The increasing privatisation of land and private security, especially in the City of London, is making it harder and harder to take photographs. The Gherkin and area around it is owned by the Kuwait government, no photographs (and incidentally, no protesting outside the Mayor of London’s office), Canary Wharf is all privately owned so don’t even think about taking photos and depressingly the fantastic looking new building known as The Scalpel is not only private but all on private land and they tend to pounce on you if you even look at your camera.
Many photographers innocently taking photographs of buildings, particularly in the City, are often detained under Section 44 of the anti-terrorism act just because they took a photo with a nice looking camera (I’ve not heard of anyone being stopped while taking photos with a point-and-shoot or with their phones).

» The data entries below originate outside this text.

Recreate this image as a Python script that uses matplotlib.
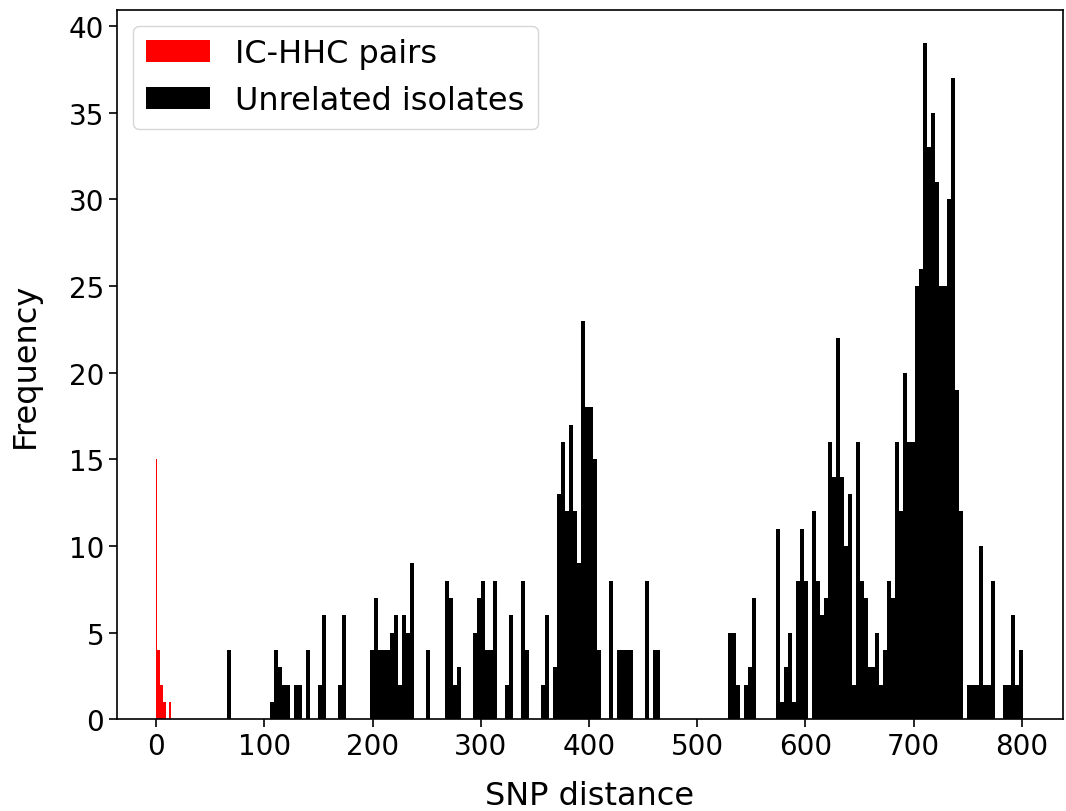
import matplotlib
matplotlib.use("Agg")
import matplotlib.pyplot as plt
import numpy as np

# IC-HHC pairs, counts per SNP distance bin
pair_edges = [0, 1, 3.6, 6.2, 8.8, 11.4, 14]
pair_counts = [15, 4, 2, 1, 0, 1]

# unrelated isolates, 200 equal bins between the smallest and largest distance
unrelated_min = 65
unrelated_max = 801
unrelated_counts = [
    4, 0, 0, 0, 0, 0, 0, 0, 0, 0,
    0, 1, 4, 3, 2, 2, 0, 2, 2, 0,
    4, 0, 0, 2, 6, 0, 0, 0, 2, 6,
    0, 0, 0, 0, 0, 0, 4, 7, 4, 4,
    4, 5, 6, 2, 6, 5, 9, 0, 0, 0,
    4, 0, 0, 0, 0, 8, 7, 2, 3, 0,
    0, 0, 5, 7, 8, 4, 4, 8, 0, 0,
    2, 6, 0, 0, 8, 4, 0, 0, 0, 2,
    6, 0, 3, 13, 16, 12, 17, 12, 9, 23,
    18, 18, 15, 4, 0, 0, 8, 0, 4, 4,
    4, 4, 0, 0, 0, 8, 0, 4, 4, 0,
    0, 0, 0, 0, 0, 0, 0, 0, 0, 0,
    0, 0, 0, 0, 0, 0, 5, 5, 2, 0,
    2, 3, 7, 0, 0, 0, 0, 0, 11, 1,
    3, 5, 1, 8, 11, 8, 0, 12, 8, 6,
    7, 16, 14, 22, 14, 10, 13, 2, 16, 8,
    7, 3, 3, 5, 2, 4, 8, 7, 16, 12,
    20, 16, 16, 25, 26, 39, 33, 35, 31, 25,
    25, 30, 37, 19, 12, 0, 2, 2, 2, 10,
    2, 2, 8, 0, 0, 2, 2, 6, 2, 4,
]

TICK_FONT = 20
LABEL_FONT = 23


def plot():
    fig = plt.figure(figsize=(10.66, 8.12), dpi=100)
    ax = fig.add_axes([0.11, 0.113, 0.887, 0.874])

    # rebuild the bin edges of the unrelated histogram
    edges = np.linspace(unrelated_min, unrelated_max, len(unrelated_counts) + 1)

    ax.hist(pair_edges[:-1], bins=pair_edges, weights=pair_counts,
            color="red", label="IC-HHC pairs")
    ax.hist(edges[:-1], bins=edges, weights=unrelated_counts,
            color="black", label="Unrelated isolates")

    ax.set_xlim(-36, 838)
    ax.set_xticks(range(0, 801, 100))
    ax.set_yticks(range(0, 41, 5))
    ax.tick_params(labelsize=TICK_FONT, length=6, width=1.2)
    for s in ax.spines.values():
        s.set_linewidth(1.2)

    ax.set_xlabel("SNP distance", fontsize=LABEL_FONT, labelpad=14)
    ax.set_ylabel("Frequency", fontsize=LABEL_FONT, labelpad=20)
    ax.legend(loc="upper left", fontsize=LABEL_FONT)

    fig.savefig("out.png", dpi=100)


if __name__ == "__main__":
    plot()
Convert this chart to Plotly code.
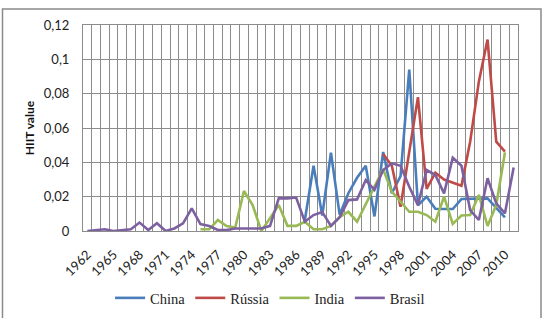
import plotly.graph_objects as go

years = list(range(1962, 2012))

china_start = 1987
china = [0.0064, 0.038, 0.009, 0.0456, 0.0095, 0.022, 0.031, 0.038, 0.0085, 0.046,
         0.022, 0.032, 0.094, 0.015, 0.020, 0.013, 0.0128, 0.0128, 0.0186, 0.0186,
         0.019, 0.019, 0.0135, 0.008]

russia_start = 1996
russia = [0.0448, 0.038, 0.0141, 0.046, 0.078, 0.0245, 0.034, 0.030, 0.028, 0.0264,
          0.052, 0.087, 0.1115, 0.052, 0.0462]

india_start = 1975
india = [0.001, 0.001, 0.0064, 0.0029, 0.002, 0.0233, 0.0151, 0.0, 0.0075, 0.0151,
         0.003, 0.003, 0.0054, 0.001, 0.001, 0.003, 0.008, 0.0112, 0.0054, 0.0155,
         0.026, 0.036, 0.0229, 0.017, 0.0112, 0.0112, 0.0093, 0.0054, 0.020, 0.0041,
         0.009, 0.0093, 0.021, 0.0029, 0.0151, 0.0458]

brasil_start = 1962
brasil = [0.0, 0.0003, 0.001, 0.0, 0.0006, 0.001, 0.0049, 0.0006, 0.0045, 0.0,
          0.0015, 0.0045, 0.0132, 0.004, 0.0029, 0.0006, 0.0006, 0.0015, 0.0015, 0.0015,
          0.0015, 0.003, 0.019, 0.019, 0.0195, 0.0054, 0.0093, 0.011, 0.003, 0.008,
          0.018, 0.0184, 0.0297, 0.024, 0.0355, 0.0394, 0.038, 0.0258, 0.0151, 0.0355,
          0.0326, 0.0219, 0.0427, 0.038, 0.0122, 0.0064, 0.0307, 0.0161, 0.0103, 0.037]

series_names = ["China", "Rússia", "India", "Brasil"]
series_colors = ["#4A7EBB", "#BE4B48", "#98B954", "#7D60A0"]
series_data = [(china_start, china), (russia_start, russia),
               (india_start, india), (brasil_start, brasil)]

y_ticks = [0, 0.02, 0.04, 0.06, 0.08, 0.1, 0.12]
y_tick_text = ["0", "0,02", "0,04", "0,06", "0,08", "0,1", "0,12"]
x_ticks = list(range(1962, 2011, 3))

fig = go.Figure()
for name, color, (start, vals) in zip(series_names, series_colors, series_data):
    xs = list(range(start, start + len(vals)))
    fig.add_trace(go.Scatter(x=xs, y=vals, mode="lines", name=name,
                             line=dict(color=color, width=2.6)))

grid_color = "#8c8c8c"
serif = "Liberation Serif, Times New Roman, serif"
sans = "Lato, Open Sans, sans-serif"
fig.update_layout(
    width=544, height=318,
    margin=dict(l=83, r=26, t=25, b=87, autoexpand=False),
    paper_bgcolor="white", plot_bgcolor="white",
    showlegend=True,
    legend=dict(orientation="h", x=0.43, xanchor="center", y=-0.325, yanchor="middle",
                font=dict(family=serif, size=14.5, color="#222"),
                itemwidth=30, tracegroupgap=0, bgcolor="rgba(0,0,0,0)"),
    xaxis=dict(range=[1961.5, 2011.5], tickmode="array", tickvals=x_ticks,
               ticktext=[str(v) for v in x_ticks], tickangle=-45,
               showgrid=False, zeroline=False, ticks="", automargin=False,
               ticklabelstandoff=10,
               showline=True, linecolor=grid_color, linewidth=1, mirror=True,
               minor=dict(tick0=1961.5, dtick=1, showgrid=True, gridcolor=grid_color,
                          gridwidth=1, ticks=""),
               tickfont=dict(family=sans, size=13, color="#222")),
    yaxis=dict(range=[0, 0.12], tickmode="array", tickvals=y_ticks, ticktext=y_tick_text,
               showgrid=True, gridcolor=grid_color, gridwidth=1, zeroline=False,
               showline=True, linecolor=grid_color, linewidth=1, mirror=True,
               ticks="", ticklabelstandoff=10, automargin=False,
               tickfont=dict(family=sans, size=13, color="#222"),
               title=dict(text="<b>HIIT value</b>", standoff=6,
                          font=dict(family=sans, size=12, color="#111"))),
    shapes=[dict(type="rect", xref="paper", yref="paper",
                 x0=(2.5 - 83) / 435, x1=(541 - 83) / 435,
                 y0=(231 - 330) / 206, y1=(231 - 9) / 206,
                 line=dict(color="#8a8a8a", width=1.5), fillcolor="rgba(0,0,0,0)",
                 layer="below")],
)

fig.write_html("out.html")
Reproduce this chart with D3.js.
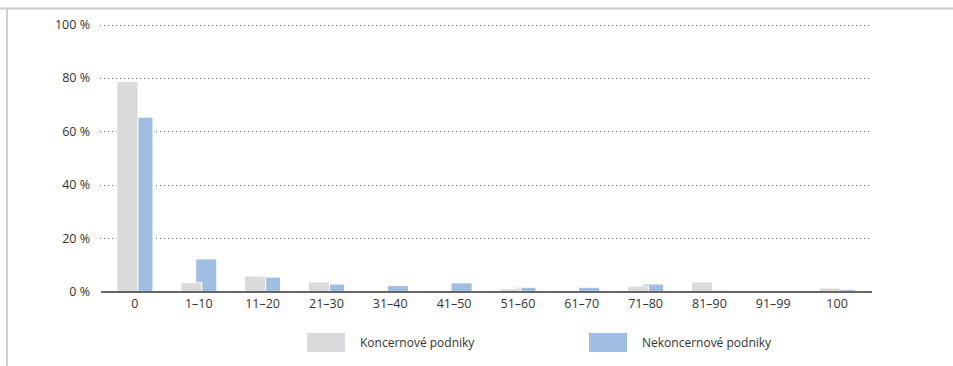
<!DOCTYPE html>
<html><head><meta charset="utf-8">
<script src="https://cdn.jsdelivr.net/npm/d3@7"></script>
<style>
html,body{margin:0;padding:0;background:#fff;}
svg{display:block;font-family:"Open Sans","Noto Sans",sans-serif;}
</style></head>
<body><svg id="c" width="953" height="366"></svg>
<script>
const categories = ["0","1–10","11–20","21–30","31–40","41–50","51–60","61–70","71–80","81–90","91–99","100"];
const seriesNames = ["Koncernové podniky","Nekoncernové podniky"];
const koncern = [78.7,3.3,5.8,3.6,0,0,1.0,0,2.0,3.6,0,1.3];
const nekoncern = [65.3,12.2,5.4,2.8,2.2,3.2,1.6,1.6,2.8,0.5,0,0.7];
const yTicks = [0,20,40,60,80,100];
const colors = ["#d9dadb","#a0bde2"];

const svg = d3.select("#c");
// frame
svg.append("line").attr("x1",0).attr("x2",953).attr("y1",8.5).attr("y2",8.5).attr("stroke","#cfcfcf").attr("stroke-width",2);
svg.append("line").attr("x1",7).attr("x2",7).attr("y1",8).attr("y2",366).attr("stroke","#cfcfcf").attr("stroke-width",2);

const x = d3.scaleBand().domain(categories).range([103,869]).padding(0);
const y = d3.scaleLinear().domain([0,100]).range([291.5,24.5]);
const bw = x.bandwidth();
const barW = bw*0.33;

// grid
const g = svg.append("g");
g.selectAll("line.grid").data(yTicks.filter(d=>d>0)).enter().append("line")
  .attr("x1",100).attr("x2",869).attr("y1",d=>Math.round(y(d))+0.5).attr("y2",d=>Math.round(y(d))+0.5)
  .attr("stroke","#707070").attr("stroke-width",1).attr("stroke-dasharray","1,3");

// y labels
const yAxis = d3.axisLeft(y).tickValues(yTicks).tickSize(0).tickPadding(0).tickFormat(d=>d+" %");
const ya = svg.append("g").attr("transform","translate(90,0)").call(yAxis);
ya.select(".domain").remove();
ya.selectAll("text").attr("font-size",12.5).attr("fill","#333").attr("font-family","'Open Sans','Noto Sans',sans-serif");

// bars: blue behind, grey in front
const cx = d=>x(d)+bw/2;
svg.append("g").selectAll("rect").data(categories).enter().append("rect")
  .attr("x",(d)=>cx(d)-bw*0.047).attr("width",barW)
  .attr("y",(d,i)=>y(nekoncern[i])).attr("height",(d,i)=>y(0)-y(nekoncern[i]))
  .attr("fill",colors[1]).attr("stroke","#fff").attr("stroke-width",1);
svg.append("g").selectAll("rect").data(categories).enter().append("rect")
  .attr("x",(d)=>cx(d)-bw*0.282).attr("width",barW)
  .attr("y",(d,i)=>y(koncern[i])).attr("height",(d,i)=>y(0)-y(koncern[i]))
  .attr("fill",colors[0]).attr("stroke","#fff").attr("stroke-width",1);

// x axis
svg.append("line").attr("x1",101).attr("x2",872).attr("y1",292).attr("y2",292).attr("stroke","#666").attr("stroke-width",2);
const xAxis = d3.axisBottom(x).tickSize(0).tickPadding(0);
const xa = svg.append("g").attr("transform","translate(0,299.5)").call(xAxis);
xa.select(".domain").remove();
xa.selectAll("text").attr("font-size",12.5).attr("fill","#333").attr("dy","0.71em").attr("font-family","'Open Sans','Noto Sans',sans-serif");

// legend
const legX = [307,589];
const lg = svg.append("g").selectAll("g").data(seriesNames).enter().append("g")
  .attr("transform",(d,i)=>`translate(${legX[i]},333)`);
lg.append("rect").attr("width",38).attr("height",19).attr("fill",(d,i)=>colors[i]);
lg.append("text").attr("x",53).attr("y",13.5).attr("font-size",12).attr("fill","#333").text(d=>d);
</script></body></html>
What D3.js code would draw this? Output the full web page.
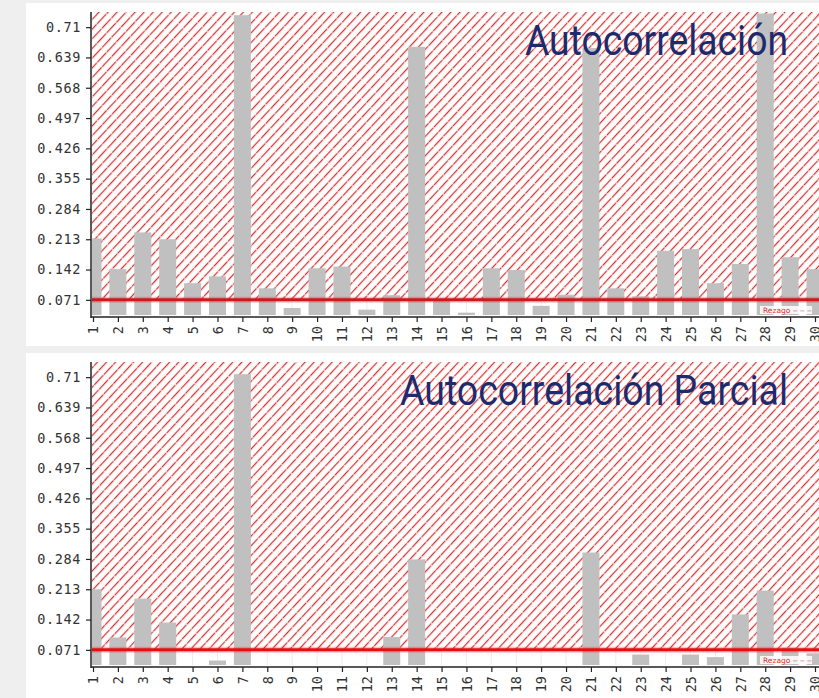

So far, I security have been reasonably polite when stopping me taking photos (although favourite question “what are you doing?”…I’m holding a camera, what do you think I’m doing?!) but I’m a 4ft 11 white woman. It’s perfectly legal to take photographs of private buildings from public land but they rarely tell you the divide between public and private is.
One of my current favourite views is the view of St Stephen Walbrook church (designed by Christopher Wren) between New Court on St Swithin’s Lane in the City of London.
New Court is the home of the Rothchild Bank HQ so I do understand why they’re a little iffy with you taking photographs but check out that view! New Court was shortlisted for the Stirling Prize in 2012 and it’s a seriously stunning building.